• EXTRACTED INFORMATION
● ● ● ●
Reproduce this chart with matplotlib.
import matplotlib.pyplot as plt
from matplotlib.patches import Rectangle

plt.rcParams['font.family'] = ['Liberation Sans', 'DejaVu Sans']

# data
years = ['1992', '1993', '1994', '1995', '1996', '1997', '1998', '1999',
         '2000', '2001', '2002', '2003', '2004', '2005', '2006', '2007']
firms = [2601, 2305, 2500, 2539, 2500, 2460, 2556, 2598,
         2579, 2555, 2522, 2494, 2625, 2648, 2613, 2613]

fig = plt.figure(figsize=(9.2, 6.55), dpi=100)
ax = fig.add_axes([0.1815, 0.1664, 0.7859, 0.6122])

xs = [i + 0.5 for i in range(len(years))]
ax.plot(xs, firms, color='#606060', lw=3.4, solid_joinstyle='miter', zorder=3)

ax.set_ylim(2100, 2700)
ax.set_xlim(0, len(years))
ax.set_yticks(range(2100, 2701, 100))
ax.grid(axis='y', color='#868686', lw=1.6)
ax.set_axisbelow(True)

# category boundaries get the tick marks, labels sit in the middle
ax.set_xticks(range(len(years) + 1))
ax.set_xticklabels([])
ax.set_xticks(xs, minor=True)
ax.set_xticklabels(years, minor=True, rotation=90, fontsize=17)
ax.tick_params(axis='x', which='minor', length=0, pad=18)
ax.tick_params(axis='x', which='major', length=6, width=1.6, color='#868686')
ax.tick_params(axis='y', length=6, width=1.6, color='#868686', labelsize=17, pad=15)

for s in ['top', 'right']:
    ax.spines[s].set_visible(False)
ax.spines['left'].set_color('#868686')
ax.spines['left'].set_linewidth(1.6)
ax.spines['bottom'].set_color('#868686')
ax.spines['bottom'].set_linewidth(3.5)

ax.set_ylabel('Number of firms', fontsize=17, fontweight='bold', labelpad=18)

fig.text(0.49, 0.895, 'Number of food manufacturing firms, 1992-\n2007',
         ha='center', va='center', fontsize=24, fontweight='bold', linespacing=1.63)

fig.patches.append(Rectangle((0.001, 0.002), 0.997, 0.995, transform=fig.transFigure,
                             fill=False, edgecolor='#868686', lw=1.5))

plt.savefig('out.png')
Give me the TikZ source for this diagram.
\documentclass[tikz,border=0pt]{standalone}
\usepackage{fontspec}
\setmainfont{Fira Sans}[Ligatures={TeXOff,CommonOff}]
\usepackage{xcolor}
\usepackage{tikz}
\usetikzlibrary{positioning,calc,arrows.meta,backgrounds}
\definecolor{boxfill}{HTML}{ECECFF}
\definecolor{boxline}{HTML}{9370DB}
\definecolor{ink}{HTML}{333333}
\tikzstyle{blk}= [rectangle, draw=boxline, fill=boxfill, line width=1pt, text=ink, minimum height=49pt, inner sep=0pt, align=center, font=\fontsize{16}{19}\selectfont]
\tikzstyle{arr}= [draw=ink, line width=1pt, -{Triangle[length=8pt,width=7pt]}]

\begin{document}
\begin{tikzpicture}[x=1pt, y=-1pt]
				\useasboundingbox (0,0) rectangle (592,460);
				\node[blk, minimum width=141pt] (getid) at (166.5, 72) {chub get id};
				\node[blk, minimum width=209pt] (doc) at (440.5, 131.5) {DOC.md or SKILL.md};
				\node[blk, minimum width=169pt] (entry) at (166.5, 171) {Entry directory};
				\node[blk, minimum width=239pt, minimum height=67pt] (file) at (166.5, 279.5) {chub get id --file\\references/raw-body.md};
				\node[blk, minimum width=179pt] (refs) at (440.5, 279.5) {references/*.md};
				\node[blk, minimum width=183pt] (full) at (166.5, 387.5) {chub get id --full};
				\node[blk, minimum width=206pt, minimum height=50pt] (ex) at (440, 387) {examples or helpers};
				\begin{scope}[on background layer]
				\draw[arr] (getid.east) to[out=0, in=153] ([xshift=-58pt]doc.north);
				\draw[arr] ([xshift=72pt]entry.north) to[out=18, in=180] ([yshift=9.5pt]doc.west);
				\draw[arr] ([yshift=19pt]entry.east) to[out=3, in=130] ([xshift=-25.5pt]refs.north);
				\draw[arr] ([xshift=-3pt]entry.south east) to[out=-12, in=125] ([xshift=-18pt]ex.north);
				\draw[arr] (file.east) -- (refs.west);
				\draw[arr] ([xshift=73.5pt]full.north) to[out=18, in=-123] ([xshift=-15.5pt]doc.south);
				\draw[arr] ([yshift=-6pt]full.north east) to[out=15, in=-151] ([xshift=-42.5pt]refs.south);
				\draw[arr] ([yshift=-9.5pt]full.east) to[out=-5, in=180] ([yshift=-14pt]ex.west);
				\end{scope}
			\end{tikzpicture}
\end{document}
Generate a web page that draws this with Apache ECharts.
● ● ● ●
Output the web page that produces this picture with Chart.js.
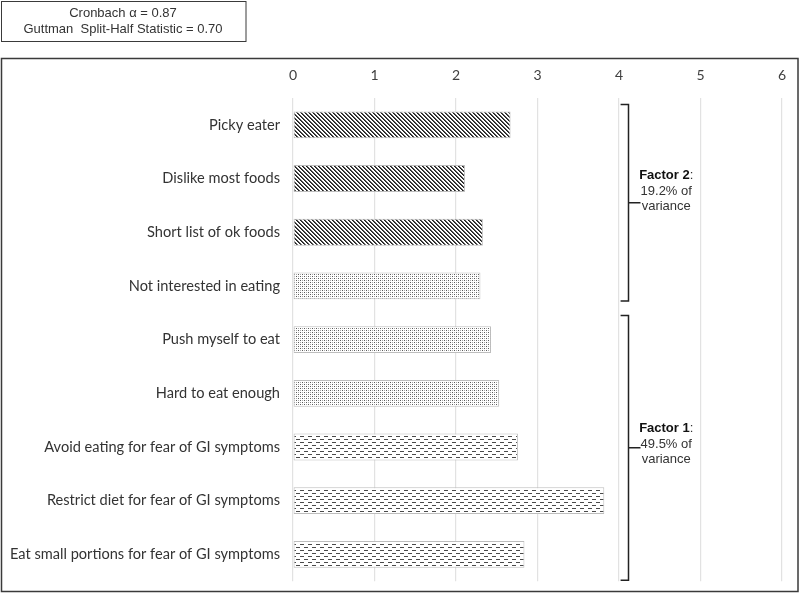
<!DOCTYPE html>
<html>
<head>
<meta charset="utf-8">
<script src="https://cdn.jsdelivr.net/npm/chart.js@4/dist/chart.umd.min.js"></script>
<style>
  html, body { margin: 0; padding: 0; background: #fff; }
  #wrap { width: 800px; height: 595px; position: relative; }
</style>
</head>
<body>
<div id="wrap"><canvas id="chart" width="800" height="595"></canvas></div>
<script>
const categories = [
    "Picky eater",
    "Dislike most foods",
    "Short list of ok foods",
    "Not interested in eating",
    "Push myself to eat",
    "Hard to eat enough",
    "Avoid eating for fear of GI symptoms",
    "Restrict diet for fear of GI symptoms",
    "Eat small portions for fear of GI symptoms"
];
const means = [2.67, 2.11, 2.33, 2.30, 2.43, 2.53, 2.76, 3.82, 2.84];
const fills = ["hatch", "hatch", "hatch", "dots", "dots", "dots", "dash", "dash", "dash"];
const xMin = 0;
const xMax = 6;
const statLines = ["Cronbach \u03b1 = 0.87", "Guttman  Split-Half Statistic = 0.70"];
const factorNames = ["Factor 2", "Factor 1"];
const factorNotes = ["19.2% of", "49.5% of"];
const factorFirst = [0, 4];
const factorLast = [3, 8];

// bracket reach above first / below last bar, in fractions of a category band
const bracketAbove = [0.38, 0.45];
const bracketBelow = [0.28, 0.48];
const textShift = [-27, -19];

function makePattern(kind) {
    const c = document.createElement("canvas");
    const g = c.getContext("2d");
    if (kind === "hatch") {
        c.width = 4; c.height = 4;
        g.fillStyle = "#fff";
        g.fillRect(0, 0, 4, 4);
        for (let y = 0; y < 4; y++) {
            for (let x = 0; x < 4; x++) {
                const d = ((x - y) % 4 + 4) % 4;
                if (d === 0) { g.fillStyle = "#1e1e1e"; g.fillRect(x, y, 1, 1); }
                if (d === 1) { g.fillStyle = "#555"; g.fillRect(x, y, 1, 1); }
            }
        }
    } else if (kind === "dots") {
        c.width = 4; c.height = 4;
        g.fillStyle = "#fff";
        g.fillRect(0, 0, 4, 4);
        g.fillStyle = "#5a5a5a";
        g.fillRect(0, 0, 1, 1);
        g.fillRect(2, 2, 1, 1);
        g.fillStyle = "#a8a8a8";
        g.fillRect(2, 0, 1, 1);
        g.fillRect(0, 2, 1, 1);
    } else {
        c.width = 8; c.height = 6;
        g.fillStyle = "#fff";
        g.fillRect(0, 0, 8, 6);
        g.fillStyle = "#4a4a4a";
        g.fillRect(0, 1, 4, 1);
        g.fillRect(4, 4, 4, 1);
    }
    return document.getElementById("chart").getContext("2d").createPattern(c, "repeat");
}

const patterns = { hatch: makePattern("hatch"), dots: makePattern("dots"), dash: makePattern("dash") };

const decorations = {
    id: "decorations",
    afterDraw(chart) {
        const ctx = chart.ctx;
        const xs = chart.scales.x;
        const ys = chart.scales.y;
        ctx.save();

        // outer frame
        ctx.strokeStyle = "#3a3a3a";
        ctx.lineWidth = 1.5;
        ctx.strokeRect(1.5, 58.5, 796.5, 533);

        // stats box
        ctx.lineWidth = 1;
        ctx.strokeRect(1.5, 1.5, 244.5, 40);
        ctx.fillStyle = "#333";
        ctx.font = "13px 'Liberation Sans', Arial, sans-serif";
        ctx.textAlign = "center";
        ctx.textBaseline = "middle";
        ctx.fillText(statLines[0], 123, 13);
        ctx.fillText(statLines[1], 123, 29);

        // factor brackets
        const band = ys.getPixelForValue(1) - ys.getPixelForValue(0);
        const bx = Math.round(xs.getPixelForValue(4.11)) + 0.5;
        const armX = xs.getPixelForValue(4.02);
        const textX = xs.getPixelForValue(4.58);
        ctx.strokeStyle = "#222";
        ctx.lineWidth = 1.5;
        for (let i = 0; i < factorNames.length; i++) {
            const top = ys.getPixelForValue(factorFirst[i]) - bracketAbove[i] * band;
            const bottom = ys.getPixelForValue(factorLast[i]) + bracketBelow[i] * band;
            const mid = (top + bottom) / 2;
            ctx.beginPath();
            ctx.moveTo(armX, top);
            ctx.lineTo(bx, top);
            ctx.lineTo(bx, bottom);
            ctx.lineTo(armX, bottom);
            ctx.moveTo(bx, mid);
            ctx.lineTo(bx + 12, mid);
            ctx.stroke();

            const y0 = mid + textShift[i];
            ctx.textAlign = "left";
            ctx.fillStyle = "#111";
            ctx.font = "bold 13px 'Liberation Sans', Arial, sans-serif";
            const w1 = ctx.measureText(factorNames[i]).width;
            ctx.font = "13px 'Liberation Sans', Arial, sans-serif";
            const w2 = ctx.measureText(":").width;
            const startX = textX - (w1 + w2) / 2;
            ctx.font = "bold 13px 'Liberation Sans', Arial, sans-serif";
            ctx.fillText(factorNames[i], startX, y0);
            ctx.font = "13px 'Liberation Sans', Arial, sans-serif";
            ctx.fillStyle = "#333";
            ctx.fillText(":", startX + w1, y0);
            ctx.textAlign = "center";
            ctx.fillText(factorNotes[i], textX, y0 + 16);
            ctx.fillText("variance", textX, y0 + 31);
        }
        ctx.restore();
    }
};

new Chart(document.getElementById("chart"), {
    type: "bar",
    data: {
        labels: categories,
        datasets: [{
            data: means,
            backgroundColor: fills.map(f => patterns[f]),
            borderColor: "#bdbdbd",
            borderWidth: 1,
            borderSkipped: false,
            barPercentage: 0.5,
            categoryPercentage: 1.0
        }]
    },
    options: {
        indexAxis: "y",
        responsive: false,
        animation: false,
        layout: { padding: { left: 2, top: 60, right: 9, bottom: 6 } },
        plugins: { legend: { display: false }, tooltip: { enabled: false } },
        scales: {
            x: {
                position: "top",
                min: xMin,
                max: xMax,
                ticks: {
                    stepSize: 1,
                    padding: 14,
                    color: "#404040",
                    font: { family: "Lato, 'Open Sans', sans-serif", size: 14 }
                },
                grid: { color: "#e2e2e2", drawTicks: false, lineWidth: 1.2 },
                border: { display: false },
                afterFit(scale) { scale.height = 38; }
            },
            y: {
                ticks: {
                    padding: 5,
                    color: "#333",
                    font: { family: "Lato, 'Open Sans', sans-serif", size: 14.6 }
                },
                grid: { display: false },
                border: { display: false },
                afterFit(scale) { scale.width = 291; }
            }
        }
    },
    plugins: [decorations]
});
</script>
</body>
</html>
● ● ● ●
• TASK PROMPT
Starting at the line that contains "Reproduce this chart with matplotlib." and stopping at the line that contains "2579, 2555, 2522, 2494, 2625, 2648, 2613, 2613]", transcribe the lines exactly; both boundary lines are to be included.

• FULL ANSWER
Reproduce this chart with matplotlib.
import matplotlib.pyplot as plt
from matplotlib.patches import Rectangle

plt.rcParams['font.family'] = ['Liberation Sans', 'DejaVu Sans']

# data
years = ['1992', '1993', '1994', '1995', '1996', '1997', '1998', '1999',
         '2000', '2001', '2002', '2003', '2004', '2005', '2006', '2007']
firms = [2601, 2305, 2500, 2539, 2500, 2460, 2556, 2598,
         2579, 2555, 2522, 2494, 2625, 2648, 2613, 2613]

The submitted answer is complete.